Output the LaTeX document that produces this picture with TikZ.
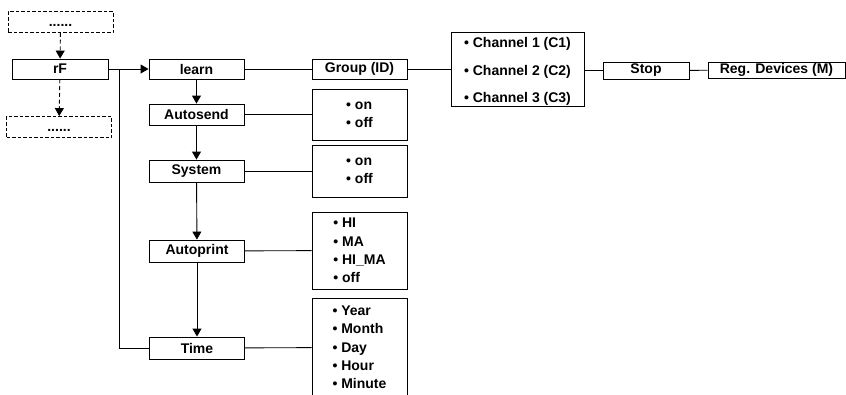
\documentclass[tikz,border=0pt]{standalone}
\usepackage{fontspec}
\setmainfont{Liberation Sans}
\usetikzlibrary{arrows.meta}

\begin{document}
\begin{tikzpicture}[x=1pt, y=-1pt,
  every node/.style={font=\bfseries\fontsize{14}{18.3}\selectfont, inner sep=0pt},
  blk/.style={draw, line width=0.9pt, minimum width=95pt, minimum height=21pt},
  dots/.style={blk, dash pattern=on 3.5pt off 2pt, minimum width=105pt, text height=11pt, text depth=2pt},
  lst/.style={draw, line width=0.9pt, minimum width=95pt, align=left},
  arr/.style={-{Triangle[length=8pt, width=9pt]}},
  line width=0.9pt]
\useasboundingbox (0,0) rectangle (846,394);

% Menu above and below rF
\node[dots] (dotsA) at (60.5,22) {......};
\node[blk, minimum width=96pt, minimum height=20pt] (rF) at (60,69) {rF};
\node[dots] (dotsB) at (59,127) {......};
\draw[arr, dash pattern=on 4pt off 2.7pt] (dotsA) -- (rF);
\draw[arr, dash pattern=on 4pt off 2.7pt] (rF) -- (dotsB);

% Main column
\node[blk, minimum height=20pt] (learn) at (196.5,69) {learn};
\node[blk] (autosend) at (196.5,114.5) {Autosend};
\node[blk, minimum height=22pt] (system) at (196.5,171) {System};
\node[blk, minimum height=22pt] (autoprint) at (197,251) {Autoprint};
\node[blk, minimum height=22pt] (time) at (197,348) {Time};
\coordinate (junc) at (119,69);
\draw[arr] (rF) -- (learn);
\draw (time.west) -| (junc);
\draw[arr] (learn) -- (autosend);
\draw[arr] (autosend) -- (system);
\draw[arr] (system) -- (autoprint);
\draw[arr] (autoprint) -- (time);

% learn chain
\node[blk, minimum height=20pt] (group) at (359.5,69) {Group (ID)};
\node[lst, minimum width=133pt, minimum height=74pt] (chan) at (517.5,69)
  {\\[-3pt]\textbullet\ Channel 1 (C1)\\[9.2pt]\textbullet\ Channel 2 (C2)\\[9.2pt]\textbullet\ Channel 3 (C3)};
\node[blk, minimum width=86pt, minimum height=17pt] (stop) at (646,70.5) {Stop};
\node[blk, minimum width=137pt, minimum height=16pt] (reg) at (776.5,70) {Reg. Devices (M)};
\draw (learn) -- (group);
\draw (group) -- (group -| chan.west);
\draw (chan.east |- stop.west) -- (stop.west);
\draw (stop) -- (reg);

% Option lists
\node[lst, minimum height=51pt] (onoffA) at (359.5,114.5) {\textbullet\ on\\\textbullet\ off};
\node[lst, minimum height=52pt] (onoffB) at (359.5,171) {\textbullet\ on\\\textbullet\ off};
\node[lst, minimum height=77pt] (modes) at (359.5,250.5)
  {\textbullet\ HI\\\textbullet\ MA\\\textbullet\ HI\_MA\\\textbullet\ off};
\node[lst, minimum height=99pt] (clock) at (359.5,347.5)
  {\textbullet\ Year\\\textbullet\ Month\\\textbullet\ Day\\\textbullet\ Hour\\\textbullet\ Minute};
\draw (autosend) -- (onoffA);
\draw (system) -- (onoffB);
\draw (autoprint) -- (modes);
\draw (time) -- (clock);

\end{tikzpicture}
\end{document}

• • • • •

Task to carry out »
Copy the material above exactly and drop the pictures.

Exercise output »
Output the LaTeX document that produces this picture with TikZ.
\documentclass[tikz,border=0pt]{standalone}
\usepackage{fontspec}
\setmainfont{Liberation Sans}
\usetikzlibrary{arrows.meta}

\begin{document}
\begin{tikzpicture}[x=1pt, y=-1pt,
  every node/.style={font=\bfseries\fontsize{14}{18.3}\selectfont, inner sep=0pt},
  blk/.style={draw, line width=0.9pt, minimum width=95pt, minimum height=21pt},
  dots/.style={blk, dash pattern=on 3.5pt off 2pt, minimum width=105pt, text height=11pt, text depth=2pt},
  lst/.style={draw, line width=0.9pt, minimum width=95pt, align=left},
  arr/.style={-{Triangle[length=8pt, width=9pt]}},
  line width=0.9pt]
\useasboundingbox (0,0) rectangle (846,394);

% Menu above and below rF
\node[dots] (dotsA) at (60.5,22) {......};
\node[blk, minimum width=96pt, minimum height=20pt] (rF) at (60,69) {rF};
\node[dots] (dotsB) at (59,127) {......};
\draw[arr, dash pattern=on 4pt off 2.7pt] (dotsA) -- (rF);
\draw[arr, dash pattern=on 4pt off 2.7pt] (rF) -- (dotsB);

% Main column
\node[blk, minimum height=20pt] (learn) at (196.5,69) {learn};
\node[blk] (autosend) at (196.5,114.5) {Autosend};
\node[blk, minimum height=22pt] (system) at (196.5,171) {System};
\node[blk, minimum height=22pt] (autoprint) at (197,251) {Autoprint};
\node[blk, minimum height=22pt] (time) at (197,348) {Time};
\coordinate (junc) at (119,69);
\draw[arr] (rF) -- (learn);
\draw (time.west) -| (junc);
\draw[arr] (learn) -- (autosend);
\draw[arr] (autosend) -- (system);
\draw[arr] (system) -- (autoprint);
\draw[arr] (autoprint) -- (time);

% learn chain
\node[blk, minimum height=20pt] (group) at (359.5,69) {Group (ID)};
\node[lst, minimum width=133pt, minimum height=74pt] (chan) at (517.5,69)
  {\\[-3pt]\textbullet\ Channel 1 (C1)\\[9.2pt]\textbullet\ Channel 2 (C2)\\[9.2pt]\textbullet\ Channel 3 (C3)};
\node[blk, minimum width=86pt, minimum height=17pt] (stop) at (646,70.5) {Stop};
\node[blk, minimum width=137pt, minimum height=16pt] (reg) at (776.5,70) {Reg. Devices (M)};
\draw (learn) -- (group);
\draw (group) -- (group -| chan.west);
\draw (chan.east |- stop.west) -- (stop.west);
\draw (stop) -- (reg);

% Option lists
\node[lst, minimum height=51pt] (onoffA) at (359.5,114.5) {\textbullet\ on\\\textbullet\ off};
\node[lst, minimum height=52pt] (onoffB) at (359.5,171) {\textbullet\ on\\\textbullet\ off};
\node[lst, minimum height=77pt] (modes) at (359.5,250.5)
  {\textbullet\ HI\\\textbullet\ MA\\\textbullet\ HI\_MA\\\textbullet\ off};
\node[lst, minimum height=99pt] (clock) at (359.5,347.5)
  {\textbullet\ Year\\\textbullet\ Month\\\textbullet\ Day\\\textbullet\ Hour\\\textbullet\ Minute};
\draw (autosend) -- (onoffA);
\draw (system) -- (onoffB);
\draw (autoprint) -- (modes);
\draw (time) -- (clock);

\end{tikzpicture}
\end{document}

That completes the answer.